* **Task brief**
Write out the data below exactly as given, without any of its pictures.
# Start of Given material
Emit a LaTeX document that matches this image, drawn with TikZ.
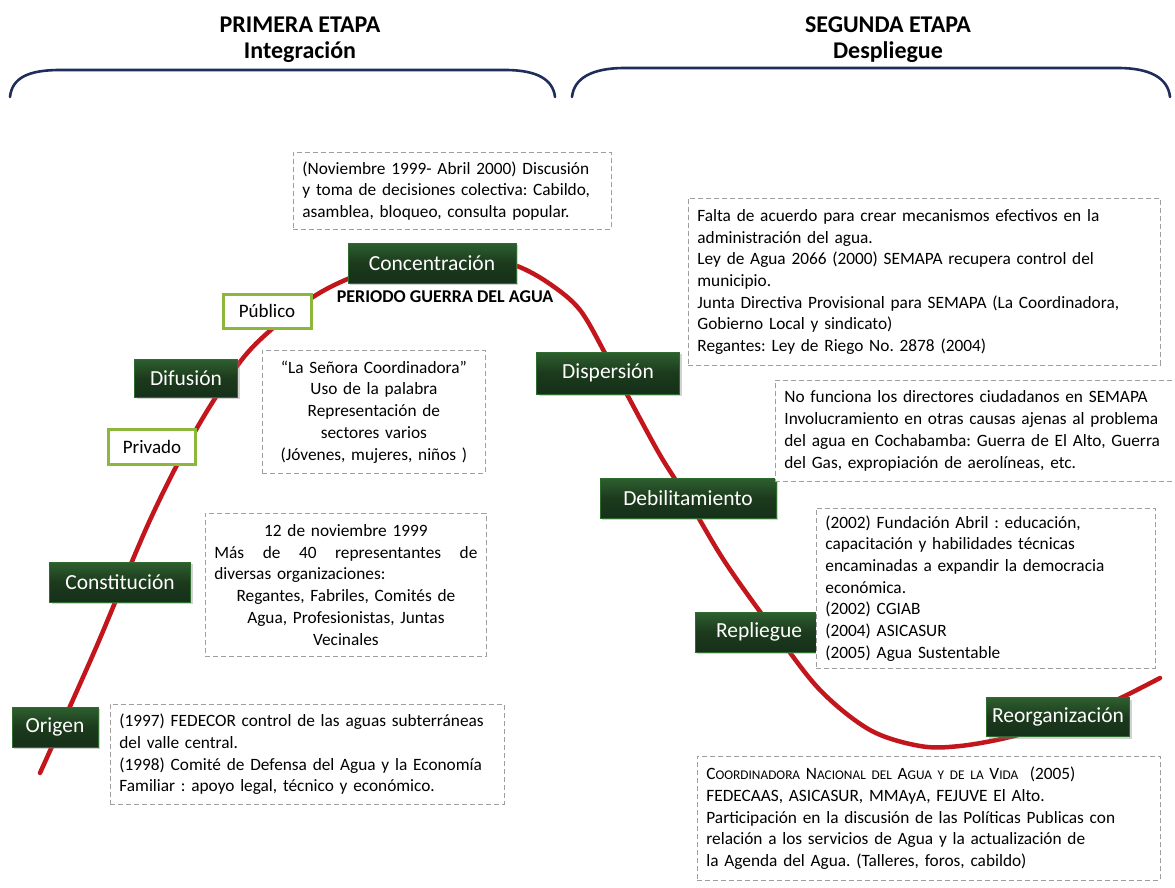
\documentclass[tikz,border=0pt]{standalone}
\usepackage{fontspec}
\setmainfont{Carlito}
\usetikzlibrary{shadows}
\definecolor{gdark}{HTML}{1C3A1C}
\definecolor{gtop}{HTML}{2E6030}
\definecolor{gbot}{HTML}{15301A}
\definecolor{gedge}{HTML}{2F6A2F}
\definecolor{gline}{HTML}{8CB63C}
\definecolor{redc}{HTML}{C3161C}
\definecolor{navy}{HTML}{1F2D5A}
\newcommand{\fsc}[2]{#1{\fontsize{13.3}{16}\selectfont #2}}
\newcommand{\fline}[1]{\leavevmode\hbox to \linewidth{#1}}
\tikzset{
  gbox/.style={top color=gtop, bottom color=gbot, middle color=gdark, draw=gedge, line width=0.8pt, text=white,
    font=\fontsize{21.5}{24}\selectfont, inner sep=0pt,
    drop shadow={opacity=0.35, shadow xshift=2pt, shadow yshift=-2pt}},
  wbox/.style={fill=white, draw=gline, line width=3pt, text=black,
    font=\fontsize{19}{22}\selectfont, inner sep=0pt},
  note/.style={fill=white, draw=gray!75, dash pattern=on 5pt off 3pt, line width=0.8pt,
    font=\frenchspacing\fontsize{17.3}{21.7}\selectfont, anchor=north west, inner xsep=9pt, inner ysep=6pt},
  ttl/.style={font=\bfseries\fontsize{24}{27}\selectfont},
  brace/.style={draw=navy, line width=2.6pt, line cap=round}
}
\begin{document}
\begin{tikzpicture}[x=1pt,y=-1pt]
\useasboundingbox[fill=white] (0,0) rectangle (1175,888);
% titles
\node[ttl] (t1) at (300,25) {PRIMERA ETAPA};
\node[ttl] (t1b) at (300,52) {Integración};
\node[ttl] (t2) at (888,25) {SEGUNDA ETAPA};
\node[ttl] (t2b) at (888,52) {Despliegue};
% braces
\draw[brace] (10,97) .. controls (12,78) and (28,70) .. (60,70) -- (505,70) .. controls (538,70) and (553,80) .. (555,97);
\draw[brace] (572,97) .. controls (574,78) and (592,68) .. (625,68) -- (1118,68) .. controls (1150,68) and (1168,78) .. (1170,97);
% curve
\draw[redc, line width=4.5pt, line cap=round] plot[smooth, tension=0.55] coordinates {
(40,773) (95,650) (150,520) (197,428) (240,362) (273,328) (313,297) (350,278)
(400,261) (440,256) (480,258) (517,266) (550,284) (580,310) (606,355) (630,400) (660,455)
(687,498) (725,562) (775,632) (820,690) (870,730) (920,746) (960,746)
(1010,737) (1060,722) (1110,703) (1160,678)};
% green stage boxes
\node[gbox, minimum width=168pt, minimum height=40pt] (conc) at (432,263) {Concentración};
\node[gbox, minimum width=103pt, minimum height=38pt] (dif) at (186,378) {Difusión};
\node[gbox, minimum width=141pt, minimum height=40pt] (const) at (120,582) {Constitución};
\node[gbox, minimum width=86pt, minimum height=40pt] (orig) at (55,727) {Origen};
\node[gbox, minimum width=143pt, minimum height=42pt] (disp) at (608,373) {Dispersión};
\node[gbox, minimum width=176pt, minimum height=40pt] (deb) at (688,498) {Debilitamiento};
\node[gbox, minimum width=128pt, minimum height=40pt] (repl) at (759,632) {Repliegue};
\node[gbox, minimum width=143pt, minimum height=39pt] (reorg) at (1058,717) {Reorganización};
% green framed
\node[wbox, minimum width=88pt, minimum height=34pt] (pub) at (267,311) {Público};
\node[wbox, minimum width=87pt, minimum height=35pt] (priv) at (152,447) {Privado};
% label
\node[font=\bfseries\fontsize{18}{20}\selectfont] (per) at (445,297) {PERIODO GUERRA DEL AGUA};
% notes
\node[note, text width=300pt, minimum height=77pt, align=left] (n1) at (293,152)
{(Noviembre 1999- Abril 2000) Discusión\\y toma de decisiones colectiva: Cabildo,\\asamblea, bloqueo, consulta popular.};
\node[note, text width=205pt, minimum height=123pt, align=center] (n2) at (262,350)
{“La Señora Coordinadora”\\Uso de la palabra\\Representación de\\sectores varios\\(Jóvenes, mujeres, niños )};
\node[note, text width=263pt, minimum height=143pt, align=center] (n3) at (205,513)
{12 de noviembre 1999\\
\fline{Más\hfill de\hfill 40\hfill representantes\hfill de}\\
\fline{diversas organizaciones:\hfill}\\
Regantes, Fabriles, Comités de\\Agua, Profesionistas, Juntas\\Vecinales};
\node[note, text width=376pt, minimum height=100pt, align=left] (n4) at (110,704)
{(1997) FEDECOR control de las aguas subterráneas\\del valle central.\\(1998) Comité de Defensa del Agua y la Economía\\Familiar : apoyo legal, técnico y económico.};
\node[note, text width=454pt, minimum height=167pt, align=left] (n5) at (688,198)
{Falta de acuerdo para crear mecanismos efectivos en la\\administración del agua.\\Ley de Agua 2066 (2000) SEMAPA recupera control del\\municipio.\\Junta Directiva Provisional para SEMAPA (La Coordinadora,\\Gobierno Local y sindicato)\\Regantes: Ley de Riego No. 2878 (2004)};
\node[note, text width=382pt, minimum height=101pt, align=left] (n6) at (775,380)
{No funciona los directores ciudadanos en SEMAPA\\Involucramiento en otras causas ajenas al problema\\del agua en Cochabamba: Guerra de El Alto, Guerra\\del Gas, expropiación de aerolíneas, etc.};
\node[note, text width=321pt, minimum height=160pt, align=left] (n7) at (816,508)
{(2002) Fundación Abril : educación,\\capacitación y habilidades técnicas\\encaminadas a expandir la democracia\\económica.\\(2002) CGIAB\\(2004) ASICASUR\\(2005) Agua Sustentable};
\node[note, text width=445pt, minimum height=124pt, align=left] (n8) at (697,756)
{\fsc{C}{OORDINADORA} \fsc{N}{ACIONAL DEL} \fsc{A}{GUA Y DE LA} \fsc{V}{IDA}\ \ (2005)\\FEDECAAS, ASICASUR, MMAyA, FEJUVE El Alto.\\\leavevmode\hbox to 428pt{Participación en la discusión de las Políticas Publicas con}\\relación a los servicios de Agua y la actualización de\\la Agenda del Agua. (Talleres, foros, cabildo)};
\end{tikzpicture}
\end{document}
# End of Given material
* **The result**
Emit a LaTeX document that matches this image, drawn with TikZ.
\documentclass[tikz,border=0pt]{standalone}
\usepackage{fontspec}
\setmainfont{Carlito}
\usetikzlibrary{shadows}
\definecolor{gdark}{HTML}{1C3A1C}
\definecolor{gtop}{HTML}{2E6030}
\definecolor{gbot}{HTML}{15301A}
\definecolor{gedge}{HTML}{2F6A2F}
\definecolor{gline}{HTML}{8CB63C}
\definecolor{redc}{HTML}{C3161C}
\definecolor{navy}{HTML}{1F2D5A}
\newcommand{\fsc}[2]{#1{\fontsize{13.3}{16}\selectfont #2}}
\newcommand{\fline}[1]{\leavevmode\hbox to \linewidth{#1}}
\tikzset{
  gbox/.style={top color=gtop, bottom color=gbot, middle color=gdark, draw=gedge, line width=0.8pt, text=white,
    font=\fontsize{21.5}{24}\selectfont, inner sep=0pt,
    drop shadow={opacity=0.35, shadow xshift=2pt, shadow yshift=-2pt}},
  wbox/.style={fill=white, draw=gline, line width=3pt, text=black,
    font=\fontsize{19}{22}\selectfont, inner sep=0pt},
  note/.style={fill=white, draw=gray!75, dash pattern=on 5pt off 3pt, line width=0.8pt,
    font=\frenchspacing\fontsize{17.3}{21.7}\selectfont, anchor=north west, inner xsep=9pt, inner ysep=6pt},
  ttl/.style={font=\bfseries\fontsize{24}{27}\selectfont},
  brace/.style={draw=navy, line width=2.6pt, line cap=round}
}
\begin{document}
\begin{tikzpicture}[x=1pt,y=-1pt]
\useasboundingbox[fill=white] (0,0) rectangle (1175,888);
% titles
\node[ttl] (t1) at (300,25) {PRIMERA ETAPA};
\node[ttl] (t1b) at (300,52) {Integración};
\node[ttl] (t2) at (888,25) {SEGUNDA ETAPA};
\node[ttl] (t2b) at (888,52) {Despliegue};
% braces
\draw[brace] (10,97) .. controls (12,78) and (28,70) .. (60,70) -- (505,70) .. controls (538,70) and (553,80) .. (555,97);
\draw[brace] (572,97) .. controls (574,78) and (592,68) .. (625,68) -- (1118,68) .. controls (1150,68) and (1168,78) .. (1170,97);
% curve
\draw[redc, line width=4.5pt, line cap=round] plot[smooth, tension=0.55] coordinates {
(40,773) (95,650) (150,520) (197,428) (240,362) (273,328) (313,297) (350,278)
(400,261) (440,256) (480,258) (517,266) (550,284) (580,310) (606,355) (630,400) (660,455)
(687,498) (725,562) (775,632) (820,690) (870,730) (920,746) (960,746)
(1010,737) (1060,722) (1110,703) (1160,678)};
% green stage boxes
\node[gbox, minimum width=168pt, minimum height=40pt] (conc) at (432,263) {Concentración};
\node[gbox, minimum width=103pt, minimum height=38pt] (dif) at (186,378) {Difusión};
\node[gbox, minimum width=141pt, minimum height=40pt] (const) at (120,582) {Constitución};
\node[gbox, minimum width=86pt, minimum height=40pt] (orig) at (55,727) {Origen};
\node[gbox, minimum width=143pt, minimum height=42pt] (disp) at (608,373) {Dispersión};
\node[gbox, minimum width=176pt, minimum height=40pt] (deb) at (688,498) {Debilitamiento};
\node[gbox, minimum width=128pt, minimum height=40pt] (repl) at (759,632) {Repliegue};
\node[gbox, minimum width=143pt, minimum height=39pt] (reorg) at (1058,717) {Reorganización};
% green framed
\node[wbox, minimum width=88pt, minimum height=34pt] (pub) at (267,311) {Público};
\node[wbox, minimum width=87pt, minimum height=35pt] (priv) at (152,447) {Privado};
% label
\node[font=\bfseries\fontsize{18}{20}\selectfont] (per) at (445,297) {PERIODO GUERRA DEL AGUA};
% notes
\node[note, text width=300pt, minimum height=77pt, align=left] (n1) at (293,152)
{(Noviembre 1999- Abril 2000) Discusión\\y toma de decisiones colectiva: Cabildo,\\asamblea, bloqueo, consulta popular.};
\node[note, text width=205pt, minimum height=123pt, align=center] (n2) at (262,350)
{“La Señora Coordinadora”\\Uso de la palabra\\Representación de\\sectores varios\\(Jóvenes, mujeres, niños )};
\node[note, text width=263pt, minimum height=143pt, align=center] (n3) at (205,513)
{12 de noviembre 1999\\
\fline{Más\hfill de\hfill 40\hfill representantes\hfill de}\\
\fline{diversas organizaciones:\hfill}\\
Regantes, Fabriles, Comités de\\Agua, Profesionistas, Juntas\\Vecinales};
\node[note, text width=376pt, minimum height=100pt, align=left] (n4) at (110,704)
{(1997) FEDECOR control de las aguas subterráneas\\del valle central.\\(1998) Comité de Defensa del Agua y la Economía\\Familiar : apoyo legal, técnico y económico.};
\node[note, text width=454pt, minimum height=167pt, align=left] (n5) at (688,198)
{Falta de acuerdo para crear mecanismos efectivos en la\\administración del agua.\\Ley de Agua 2066 (2000) SEMAPA recupera control del\\municipio.\\Junta Directiva Provisional para SEMAPA (La Coordinadora,\\Gobierno Local y sindicato)\\Regantes: Ley de Riego No. 2878 (2004)};
\node[note, text width=382pt, minimum height=101pt, align=left] (n6) at (775,380)
{No funciona los directores ciudadanos en SEMAPA\\Involucramiento en otras causas ajenas al problema\\del agua en Cochabamba: Guerra de El Alto, Guerra\\del Gas, expropiación de aerolíneas, etc.};
\node[note, text width=321pt, minimum height=160pt, align=left] (n7) at (816,508)
{(2002) Fundación Abril : educación,\\capacitación y habilidades técnicas\\encaminadas a expandir la democracia\\económica.\\(2002) CGIAB\\(2004) ASICASUR\\(2005) Agua Sustentable};
\node[note, text width=445pt, minimum height=124pt, align=left] (n8) at (697,756)
{\fsc{C}{OORDINADORA} \fsc{N}{ACIONAL DEL} \fsc{A}{GUA Y DE LA} \fsc{V}{IDA}\ \ (2005)\\FEDECAAS, ASICASUR, MMAyA, FEJUVE El Alto.\\\leavevmode\hbox to 428pt{Participación en la discusión de las Políticas Publicas con}\\relación a los servicios de Agua y la actualización de\\la Agenda del Agua. (Talleres, foros, cabildo)};
\end{tikzpicture}
\end{document}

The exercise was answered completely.